EXERCISE REQUIREMENTS: Quote all of the data exactly as given. Skip every picture it contains.

COLLECTED DATA:
------

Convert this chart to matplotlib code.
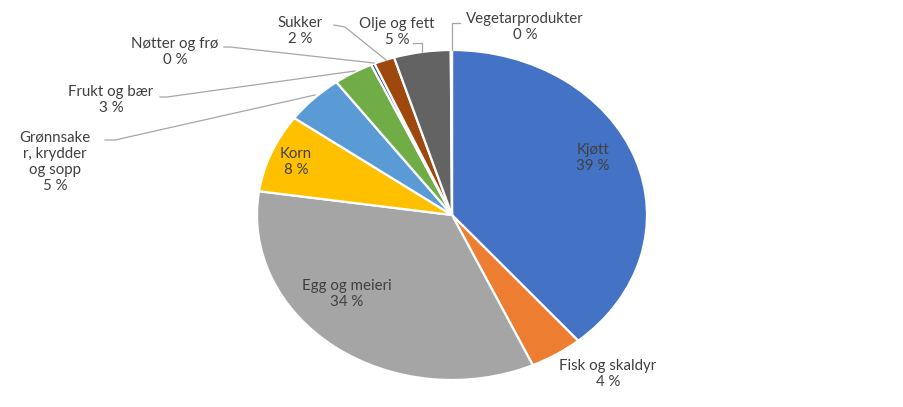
import matplotlib
matplotlib.use("Agg")
import matplotlib.pyplot as plt

# Share of food groups (percent)
categories = ["Kjøtt", "Fisk og skaldyr", "Egg og meieri", "Korn",
              "Grønnsaker, krydder og sopp", "Frukt og bær", "Nøtter og frø",
              "Sukker", "Olje og fett", "Vegetarprodukter"]
shares = [38.8, 4.4, 34.1, 7.7, 4.9, 3.3, 0.3, 1.7, 4.7, 0.1]
colors = ["#4472C4", "#ED7D31", "#A5A5A5", "#FFC000", "#5B9BD5",
          "#70AD47", "#264478", "#9E480E", "#636363", "#997300"]
# label text as shown (Grønnsaker is wrapped in the original)
label_text = ["Kjøtt", "Fisk og skaldyr", "Egg og meieri", "Korn",
              "Grønnsake\nr, krydder\nog sopp", "Frukt og bær", "Nøtter og frø",
              "Sukker", "Olje og fett", "Vegetarprodukter"]

W, H = 904, 407
CX, CY, RX, RY = 452, 215, 195, 165   # pie centre / radii in pixels


def px(x, y):
    """pixel position -> data coords (pie radius 1, stretched ellipse)"""
    return (x - CX) / RX, (CY - y) / RY


# label centres (pixels) and leader polylines (pixels, last point on the wedge)
label_pos = {
    "Kjøtt": (593, 158), "Fisk og skaldyr": (608, 374),
    "Egg og meieri": (347, 294), "Korn": (296, 162),
    "Grønnsaker, krydder og sopp": (55, 162), "Frukt og bær": (111, 100),
    "Nøtter og frø": (175, 52), "Sukker": (300, 31),
    "Olje og fett": (397, 32), "Vegetarprodukter": (525, 27),
}
leaders = {
    "Grønnsaker, krydder og sopp": [(105, 140), (115, 140), (315, 95)],
    "Frukt og bær": [(160, 97), (167, 97), (355, 71)],
    "Nøtter og frø": [(224, 47), (230, 47), (374, 63)],
    "Sukker": [(334, 25), (345, 27), (386, 60)],
    "Olje og fett": [(413, 43), (422, 43), (422, 52)],
    "Vegetarprodukter": [(460, 23), (452, 23), (452, 50)],
}

plt.rcParams["font.family"] = ["Lato", "DejaVu Sans"]

fig = plt.figure(figsize=(W / 100, H / 100), dpi=100)
ax = fig.add_axes([0, 0, 1, 1])
ax.pie(shares, colors=colors, startangle=90, counterclock=False,
       wedgeprops=dict(edgecolor="white", linewidth=1.6))
ax.set_aspect("auto")
ax.set_xlim(-CX / RX, (W - CX) / RX)
ax.set_ylim(-(H - CY) / RY, CY / RY)
ax.axis("off")

for name, txt, val in zip(categories, label_text, shares):
    x, y = px(*label_pos[name])
    ax.text(x, y, f"{txt}\n{round(val)} %", ha="center", va="center",
            fontsize=10.8, color="#404040", linespacing=1.2)
    if name in leaders:
        pts = [px(*p) for p in leaders[name]]
        ax.plot([p[0] for p in pts], [p[1] for p in pts],
                color="#A6A6A6", linewidth=0.9)

fig.savefig("out.png", dpi=100)
plt.close(fig)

------

EXERCISE ANSWER:
Convert this chart to matplotlib code.
import matplotlib
matplotlib.use("Agg")
import matplotlib.pyplot as plt

# Share of food groups (percent)
categories = ["Kjøtt", "Fisk og skaldyr", "Egg og meieri", "Korn",
              "Grønnsaker, krydder og sopp", "Frukt og bær", "Nøtter og frø",
              "Sukker", "Olje og fett", "Vegetarprodukter"]
shares = [38.8, 4.4, 34.1, 7.7, 4.9, 3.3, 0.3, 1.7, 4.7, 0.1]
colors = ["#4472C4", "#ED7D31", "#A5A5A5", "#FFC000", "#5B9BD5",
          "#70AD47", "#264478", "#9E480E", "#636363", "#997300"]
# label text as shown (Grønnsaker is wrapped in the original)
label_text = ["Kjøtt", "Fisk og skaldyr", "Egg og meieri", "Korn",
              "Grønnsake\nr, krydder\nog sopp", "Frukt og bær", "Nøtter og frø",
              "Sukker", "Olje og fett", "Vegetarprodukter"]

W, H = 904, 407
CX, CY, RX, RY = 452, 215, 195, 165   # pie centre / radii in pixels


def px(x, y):
    """pixel position -> data coords (pie radius 1, stretched ellipse)"""
    return (x - CX) / RX, (CY - y) / RY


# label centres (pixels) and leader polylines (pixels, last point on the wedge)
label_pos = {
    "Kjøtt": (593, 158), "Fisk og skaldyr": (608, 374),
    "Egg og meieri": (347, 294), "Korn": (296, 162),
    "Grønnsaker, krydder og sopp": (55, 162), "Frukt og bær": (111, 100),
    "Nøtter og frø": (175, 52), "Sukker": (300, 31),
    "Olje og fett": (397, 32), "Vegetarprodukter": (525, 27),
}
leaders = {
    "Grønnsaker, krydder og sopp": [(105, 140), (115, 140), (315, 95)],
    "Frukt og bær": [(160, 97), (167, 97), (355, 71)],
    "Nøtter og frø": [(224, 47), (230, 47), (374, 63)],
    "Sukker": [(334, 25), (345, 27), (386, 60)],
    "Olje og fett": [(413, 43), (422, 43), (422, 52)],
    "Vegetarprodukter": [(460, 23), (452, 23), (452, 50)],
}

plt.rcParams["font.family"] = ["Lato", "DejaVu Sans"]

fig = plt.figure(figsize=(W / 100, H / 100), dpi=100)
ax = fig.add_axes([0, 0, 1, 1])
ax.pie(shares, colors=colors, startangle=90, counterclock=False,
       wedgeprops=dict(edgecolor="white", linewidth=1.6))
ax.set_aspect("auto")
ax.set_xlim(-CX / RX, (W - CX) / RX)
ax.set_ylim(-(H - CY) / RY, CY / RY)
ax.axis("off")

for name, txt, val in zip(categories, label_text, shares):
    x, y = px(*label_pos[name])
    ax.text(x, y, f"{txt}\n{round(val)} %", ha="center", va="center",
            fontsize=10.8, color="#404040", linespacing=1.2)
    if name in leaders:
        pts = [px(*p) for p in leaders[name]]
        ax.plot([p[0] for p in pts], [p[1] for p in pts],
                color="#A6A6A6", linewidth=0.9)

fig.savefig("out.png", dpi=100)
plt.close(fig)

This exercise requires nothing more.